R&D Tax Credits

As your company completes your 2015 books, and finalizes your 2016 budget and goals it may be fruitful to explore the potential of an R&D Tax Credit.

The R&D Tax Credit, first enacted in 1981, is a government-sponsored benefit that provides cash incentives for companies conducting R&D in the U.S. Each year, the R&D credit yields billions of dollars in federal and state benefits to companies engaged in qualifying research.

Most recently, the Senate Finance Committee passed a bipartisan amendment that created two significant changes: 1) start-ups are effectively eligible for the first-time and 2) small and medium business are allowed the R&D tax credit to be claimed against the individual AMT for 2014 and 2015.

These changes will allow start-ups to take a credit of up to $250,000 against the payroll taxes the company pays on its employee wages. The benefit is available only for companies that have existed for less than five years and that have less than $5 million dollars in annual gross receipts. Note, that the PATH Act of 2015 allows eligible small businesses (i.e., $50 million or less in gross receipts) to claim the credit against the Alternative Minimum Tax (hereinafter “AMT”) for tax years beginning AFTER December 31, 2015.
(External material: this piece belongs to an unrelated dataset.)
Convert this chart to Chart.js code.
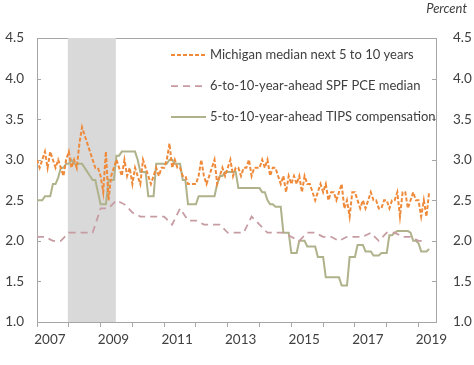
<!DOCTYPE html>
<html>
<head>
<meta charset="utf-8">
<script src="https://cdn.jsdelivr.net/npm/chart.js@4.4.1/dist/chart.umd.min.js"></script>
<style>
  html, body { margin: 0; padding: 0; background: #fff; }
  #wrap { width: 474px; height: 365px; }
</style>
</head>
<body>
<div id="wrap"><canvas id="chart" width="474" height="365"></canvas></div>
<script>
// Monthly series, starting Jan 2007
const michigan = [
  3.0, 2.9, 3.0, 3.1, 2.9, 3.1, 3.0, 2.9, 3.0, 2.9, 2.8, 3.0,
  3.1, 2.9, 3.0, 2.9, 3.2, 3.4, 3.3, 3.2, 3.1, 3.0, 2.9, 2.9,
  2.8, 2.6, 3.1, 2.5, 2.8, 2.9, 3.0, 2.9, 2.8, 3.0, 2.8, 2.9,
  2.7, 2.9, 2.8, 2.7, 3.0, 2.9, 2.8, 2.7, 2.8, 2.9, 2.8, 2.9,
  2.9, 3.0, 3.2, 2.9, 3.0, 2.9, 2.9, 2.8, 2.8, 2.7, 2.7, 2.7,
  2.7, 2.8, 3.0, 2.8, 2.7, 2.8, 2.9, 3.0, 2.7, 2.8, 2.9, 2.8,
  2.9, 3.0, 2.8, 2.9, 2.9, 2.8, 2.9, 2.9, 3.0, 2.8, 2.9, 2.9,
  2.9, 3.0, 2.9, 3.0, 2.8, 2.9, 2.9, 2.8, 2.7, 2.8, 2.6, 2.8,
  2.7, 2.8, 2.7, 2.8, 2.6, 2.8, 2.7, 2.7, 2.6, 2.5, 2.6, 2.7,
  2.6, 2.7, 2.5, 2.6, 2.6, 2.5, 2.6, 2.7, 2.4, 2.5, 2.3, 2.6,
  2.6, 2.5, 2.4, 2.5, 2.4, 2.5, 2.6, 2.5, 2.5, 2.4, 2.4, 2.5,
  2.5, 2.4, 2.5, 2.5, 2.6, 2.3, 2.6, 2.6, 2.4, 2.5, 2.6, 2.5,
  2.5, 2.3, 2.5, 2.3, 2.6
];
const tips = [
  2.5, 2.5, 2.5, 2.55, 2.55, 2.55, 2.7, 2.7, 2.78, 2.9, 2.9, 2.95,
  2.95, 3.0, 2.95, 2.95, 2.95, 2.95, 2.9, 2.85, 2.8, 2.75, 2.75, 2.6,
  2.45, 2.45, 2.45, 2.75, 2.75, 2.75, 3.05, 3.05, 3.1, 3.1, 3.1, 3.1,
  3.1, 3.1, 3.0, 2.85, 2.85, 2.85, 2.55, 2.55, 2.55, 2.95, 2.95, 2.95,
  2.95, 2.95, 3.0, 3.0, 2.95, 2.95, 2.95, 2.75, 2.75, 2.45, 2.45, 2.45,
  2.45, 2.55, 2.55, 2.55, 2.55, 2.55, 2.55, 2.55, 2.7, 2.8, 2.8, 2.85,
  2.85, 2.85, 2.85, 2.85, 2.65, 2.65, 2.65, 2.65, 2.65, 2.65, 2.65, 2.65,
  2.65, 2.6, 2.6, 2.5, 2.45, 2.45, 2.42, 2.42, 2.42, 2.1, 2.1, 2.1,
  1.85, 1.85, 1.85, 2.0, 2.0, 2.0, 1.93, 1.93, 1.93, 1.93, 1.8, 1.8,
  1.8, 1.55, 1.55, 1.55, 1.55, 1.55, 1.55, 1.45, 1.45, 1.45, 1.8, 1.8,
  1.8, 1.95, 1.95, 1.95, 1.87, 1.87, 1.87, 1.82, 1.82, 1.82, 1.85, 1.85,
  1.85, 2.07, 2.07, 2.1, 2.12, 2.12, 2.12, 2.12, 2.12, 2.1, 2.0, 2.0,
  1.97, 1.87, 1.87, 1.87, 1.9
];
// Quarterly, starting 2007 Q1
const spf = [
  2.05, 2.05, 2.0, 2.0, 2.1, 2.1, 2.1, 2.1, 2.4, 2.4,
  2.5, 2.45, 2.35, 2.3, 2.3, 2.3, 2.3, 2.2, 2.4, 2.25,
  2.25, 2.2, 2.2, 2.2, 2.1, 2.1, 2.1, 2.3, 2.2, 2.1,
  2.1, 2.1, 2.05, 2.0, 2.1, 2.1, 2.05, 2.05, 2.0, 2.05,
  2.05, 2.05, 2.1, 2.0, 2.1, 2.1, 2.05, 2.05, 2.0, 2.0
];
const startYear = 2007;
const endYear = 2019;
const yearLabels = [2007, 2009, 2011, 2013, 2015, 2017, 2019];
const recession = [2007.97, 2009.48];
const seriesNames = [
  'Michigan median next 5 to 10 years',
  '6-to-10-year-ahead SPF PCE median',
  '5-to-10-year-ahead TIPS compensation'
];

const FONT = 'Lato, "Open Sans", sans-serif';
const TEXT = '#404040';
const AXIS = '#a6a6a6';

const monthly = arr => arr.map((v, i) => ({ x: startYear + i / 12, y: v }));
const quarterly = arr => arr.map((v, i) => ({ x: startYear + i / 4, y: v }));
const isInt = v => Math.abs(v - Math.round(v)) < 1e-6;

// year boundaries get tick marks, mid-year positions carry the labels
const xTicks = [];
for (let yr = startYear; yr <= endYear; yr++) {
  xTicks.push({ value: yr });
  if (yearLabels.includes(yr)) xTicks.push({ value: yr + 0.5 });
}

// recession shading + inward y ticks
const backdrop = {
  id: 'backdrop',
  beforeDatasetsDraw(chart) {
    const { ctx, chartArea: a, scales } = chart;
    const x0 = scales.x.getPixelForValue(recession[0]);
    const x1 = scales.x.getPixelForValue(recession[1]);
    ctx.save();
    ctx.fillStyle = '#d9d9d9';
    ctx.fillRect(x0, a.top, x1 - x0, a.bottom - a.top);
    ctx.strokeStyle = AXIS;
    ctx.lineWidth = 1;
    scales.y.ticks.forEach(t => {
      const y = Math.round(scales.y.getPixelForValue(t.value)) + 0.5;
      ctx.beginPath();
      ctx.moveTo(a.left, y); ctx.lineTo(a.left + 4, y);
      ctx.moveTo(a.right - 4, y); ctx.lineTo(a.right, y);
      ctx.stroke();
    });
    ctx.restore();
  }
};

// legend inside plot + "Percent" label
const overlay = {
  id: 'overlay',
  afterDraw(chart) {
    const { ctx } = chart;
    const rows = [55, 86, 117];
    ctx.save();
    chart.data.datasets.forEach((ds, i) => {
      const y = rows[i];
      ctx.strokeStyle = ds.borderColor;
      ctx.lineWidth = ds.borderWidth;
      ctx.setLineDash(ds.borderDash || []);
      ctx.beginPath();
      ctx.moveTo(171, y); ctx.lineTo(206, y);
      ctx.stroke();
      ctx.setLineDash([]);
      ctx.fillStyle = TEXT;
      ctx.font = '13px ' + FONT;
      ctx.textAlign = 'left';
      ctx.textBaseline = 'middle';
      ctx.fillText(ds.label, 210, y);
    });
    ctx.font = 'italic 13px ' + FONT;
    ctx.textAlign = 'right';
    ctx.textBaseline = 'middle';
    ctx.fillText('Percent', 467, 9);
    ctx.restore();
  }
};

const yAxis = (position, pad, width) => ({
  type: 'linear',
  position: position,
  min: 1,
  max: 4.5,
  afterFit: s => { s.width = width; },
  ticks: {
    stepSize: 0.5,
    padding: pad,
    color: TEXT,
    font: { family: FONT, size: 13.5 },
    callback: v => v.toFixed(1)
  },
  grid: { drawOnChartArea: false, drawTicks: false },
  border: { display: true, color: AXIS, width: 1 }
});

new Chart(document.getElementById('chart'), {
  type: 'line',
  data: {
    datasets: [
      {
        label: seriesNames[0],
        data: monthly(michigan),
        borderColor: '#ef8a3a',
        borderWidth: 2,
        borderDash: [4, 2],
        pointRadius: 0,
        tension: 0
      },
      {
        label: seriesNames[1],
        data: quarterly(spf),
        borderColor: '#c69ba2',
        borderWidth: 1.75,
        borderDash: [7, 5],
        pointRadius: 0,
        tension: 0
      },
      {
        label: seriesNames[2],
        data: monthly(tips),
        borderColor: '#b0b28b',
        borderWidth: 2,
        pointRadius: 0,
        tension: 0
      }
    ]
  },
  options: {
    responsive: false,
    animation: false,
    devicePixelRatio: 1,
    layout: { padding: 0 },
    plugins: { legend: { display: false }, tooltip: { enabled: false } },
    scales: {
      x: {
        type: 'linear',
        position: 'bottom',
        min: 2007,
        max: 2019.55,
        afterFit: s => { s.height = 43; },
        afterBuildTicks: s => { s.ticks = xTicks.map(t => ({ value: t.value })); },
        ticks: {
          autoSkip: false,
          maxRotation: 0,
          padding: 5,
          labelOffset: -3,
          color: TEXT,
          font: { family: FONT, size: 13.5 },
          callback: v => isInt(v) ? '' : String(Math.floor(v))
        },
        grid: {
          drawOnChartArea: false,
          tickLength: 5,
          color: c => (c.tick && isInt(c.tick.value)) ? AXIS : 'rgba(0,0,0,0)'
        },
        border: { display: true, color: AXIS, width: 1 }
      },
      xTop: {
        type: 'linear',
        position: 'top',
        min: 2007,
        max: 2019.55,
        afterFit: s => { s.height = 38; },
        ticks: { display: false },
        grid: { display: false },
        border: { display: true, color: AXIS, width: 1 }
      },
      y: yAxis('left', 13, 37),
      yRight: yAxis('right', 17, 38)
    }
  },
  plugins: [backdrop, overlay]
});
</script>
</body>
</html>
Additional potential benefits include:

  • Up to 13.5 cents of R&D tax credit for every qualified dollar
  • A credit is a dollar-for-dollar reduction in your federal and state income tax liability
  • Increased earnings-per-share
  • Improved cash flow
  • The R&D Credit is carried forward up to 20 years
  • Recent regulatory developments support easier R&D tax credit claims
  • Look back studies can recognize unclaimed credits for open tax years
    (generally 3 or 4 years)

Who Qualifies?
The definition of R&D for tax credit purposes is quite broad. Companies are able to qualify activities ranging from concept development to the point where a product, process, formula, or other business component is ready to be commercially released. If your company is engaged in any of the activities below, looking into a potential R&D credit may prove worthwhile.

  • Developing or engineering a new or improved product, process, formula, or software
  • Evaluating the feasibility of a product, process, formula, or software
  • Developing engineering architecture
  • Developing experimental models & prototypes
  • Testing an experimental product, process, formula, or software
  • Beta testing
  • Improving processes or the manufacturability of a product
  • Technical design reviews
  • Participating in technical meetings
  • Documenting the results of research
  • Maintaining research equipment
  • Compiling research data
  • Fabricating experimental models
  • Experimenting with new technologies
  • Creating more efficient and environmentally friendly designs
  • CAD or 3D Modeling
  • Supervising technical personnel engaged in R&D

If your company is already involved with R&D, there is no reason to not do bonus research to see if it qualifies for federal or state tax credits. Why not get your money back?